After her short set, people ran up to her in VIP, asking for selfies. This furthered my theory that selfies are the new autograph, and speaks volumes about the personalization of the celebrity experience. Kieza obliged them happily, taking as many smartphone shots as the kids wanted.
Diplo ended his set with an epic nod to the internet sensation Bobby Shmurda (of shmoney dancing fame). “This is my last song” he announced and dropped Hot Nigga. Those in the know went wild, shmoney dancing and throwing hats in the air.

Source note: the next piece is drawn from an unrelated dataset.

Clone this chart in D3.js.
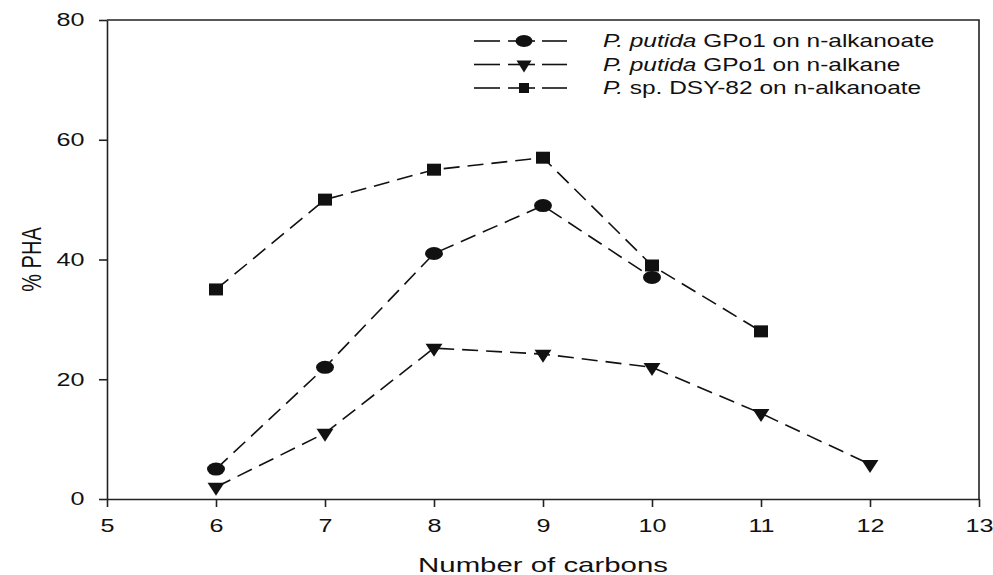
<!DOCTYPE html>
<html>
<head>
<meta charset="utf-8">
<script src="https://cdn.jsdelivr.net/npm/d3@7"></script>
<style>
	body { margin: 0; background: #fff; }
	text { font-family: "Liberation Sans", Arial, sans-serif; fill: #111; }
</style>
</head>
<body>
<svg id="chart" width="993" height="575"></svg>
<script>
'use strict';

// data
const carbons = [6, 7, 8, 9, 10, 11, 12];
const gpo1Alkanoate = [5, 22, 41, 49, 37, null, null];
const gpo1Alkane = [2, 11, 25.2, 24.2, 22, 14.3, 5.8];
const dsyAlkanoate = [35, 50, 55, 57, 39, 28, null];
const xTicks = [5, 6, 7, 8, 9, 10, 11, 12, 13];
const yTicks = [0, 20, 40, 60, 80];

// the original picture is stretched sideways, so text and marks get a horizontal scale
const stretch = 1.4;

const series = [
	{ name: ["P. putida", " GPo1 on n-alkanoate"], values: gpo1Alkanoate,
		symbol: d3.symbolCircle, size: 133, sx: 1.38, lsize: 113, lsx: 1.42 },
	{ name: ["P. putida", " GPo1 on n-alkane"], values: gpo1Alkane,
		symbol: d3.symbolTriangle, size: 97, sx: 1.13, lsize: 83, lsx: 1.08, flip: true },
	{ name: ["P.", " sp. DSY-82 on n-alkanoate"], values: dsyAlkanoate,
		symbol: d3.symbolSquare, size: 144, sx: 1.17, lsize: 100, lsx: 1 }
];

const svg = d3.select("#chart");
const margin = { left: 107, right: 14, top: 20, bottom: 76 };
const width = 993 - margin.left - margin.right;
const height = 575 - margin.top - margin.bottom;

const x = d3.scaleLinear().domain([5, 13]).range([0, width]);
const y = d3.scaleLinear().domain([0, 80]).range([height, 0]);

const g = svg.append("g").attr("transform", `translate(${margin.left},${margin.top})`);

// frame: top and right lines
g.append("path")
	.attr("d", `M0,0H${width}V${height}`)
	.attr("fill", "none")
	.attr("stroke", "#222")
	.attr("stroke-width", 1.6);

const styleAxis = sel => {
	sel.select(".domain").attr("stroke", "#222").attr("stroke-width", 1.6);
	sel.selectAll(".tick line").attr("stroke", "#222").attr("stroke-width", 1.6);
	sel.selectAll(".tick text")
		.style("font-size", "18px")
		.attr("fill", "#111")
		.attr("transform", `scale(${stretch},1)`);
};

g.append("g")
	.attr("transform", `translate(0,${height})`)
	.call(d3.axisBottom(x).tickValues(xTicks).tickSize(8).tickPadding(12).tickSizeOuter(0))
	.call(styleAxis);

g.append("g")
	.call(d3.axisLeft(y).tickValues(yTicks).tickSize(8).tickPadding(8).tickSizeOuter(0))
	.call(styleAxis);

// axis titles
svg.append("text")
	.attr("transform", `translate(${margin.left + width / 2},572) scale(${stretch},1)`)
	.attr("text-anchor", "middle")
	.style("font-size", "21px")
	.text("Number of carbons");

svg.append("text")
	.attr("transform", `translate(31,${margin.top + height / 2}) rotate(-90) scale(1,${stretch})`)
	.attr("text-anchor", "middle")
	.attr("dy", "0.35em")
	.style("font-size", "20px")
	.text("% PHA");

const line = d3.line()
	.defined(d => d[1] != null)
	.x(d => x(d[0]))
	.y(d => y(d[1]));

series.forEach(s => {
	const pts = carbons.map((c, i) => [c, s.values[i]]);
	g.append("path")
		.datum(pts)
		.attr("d", line)
		.attr("fill", "none")
		.attr("stroke", "#111")
		.attr("stroke-width", 1.6)
		.attr("stroke-dasharray", "16,8");

	g.selectAll(null)
		.data(pts.filter(d => d[1] != null))
		.join("path")
		.attr("d", d3.symbol().type(s.symbol).size(s.size))
		.attr("transform", d => `translate(${x(d[0])},${y(d[1])})${s.flip ? " rotate(180)" : ""} scale(${s.sx},1)`)
		.attr("fill", "#111");
});

// legend
const legend = svg.append("g").attr("transform", "translate(474,41)");
series.forEach((s, i) => {
	const row = legend.append("g").attr("transform", `translate(0,${i * 23.5})`);
	[[0, 26], [34, 61], [68, 93]].forEach(([a, b]) => {
		row.append("line")
			.attr("x1", a).attr("x2", b)
			.attr("stroke", "#111")
			.attr("stroke-width", 1.6);
	});
	row.append("path")
		.attr("d", d3.symbol().type(s.symbol).size(s.lsize))
		.attr("transform", `translate(50,0)${s.flip ? " rotate(180)" : ""} scale(${s.lsx},1)`)
		.attr("fill", "#111");
	const t = row.append("text")
		.attr("transform", "translate(129,0) scale(1.36,1)")
		.attr("dy", "0.35em")
		.style("font-size", "18px");
	t.append("tspan").style("font-style", "italic").text(s.name[0]);
	t.append("tspan").text(s.name[1]);
});
</script>
</body>
</html>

The final act of the night was Flosstradamus. It was dark. There was a full moon, red lasers, and lots of trap. Anyone who had made it to this hour of the festival was beyond turnt. All the happy ravers filed out slowly as the harder beats began. The duo came out raging, weaving Waka Flocka into piecing and assertive sound effects. They played the “Work” Remix, a heavy edit of “Roll Up” and even old school hip hop cuts like “Ante Up”. At this point all the banging and drilling began to blend together, but in a good way like when chocolate and vanilla ice cream melt together.
By the end of the show, everyone at Mad Decent had been reduced to sticky puddle, energized by music but drained of all life force. This is how a 6 hour long electronic extravaganza should end, so I wasn’t mad. After a day living off overpriced pretzels, icys and trap music, I felt better than expected. And the memories of a dark red stage, packed with people and pulsing with sounds was well worth the test of endurance.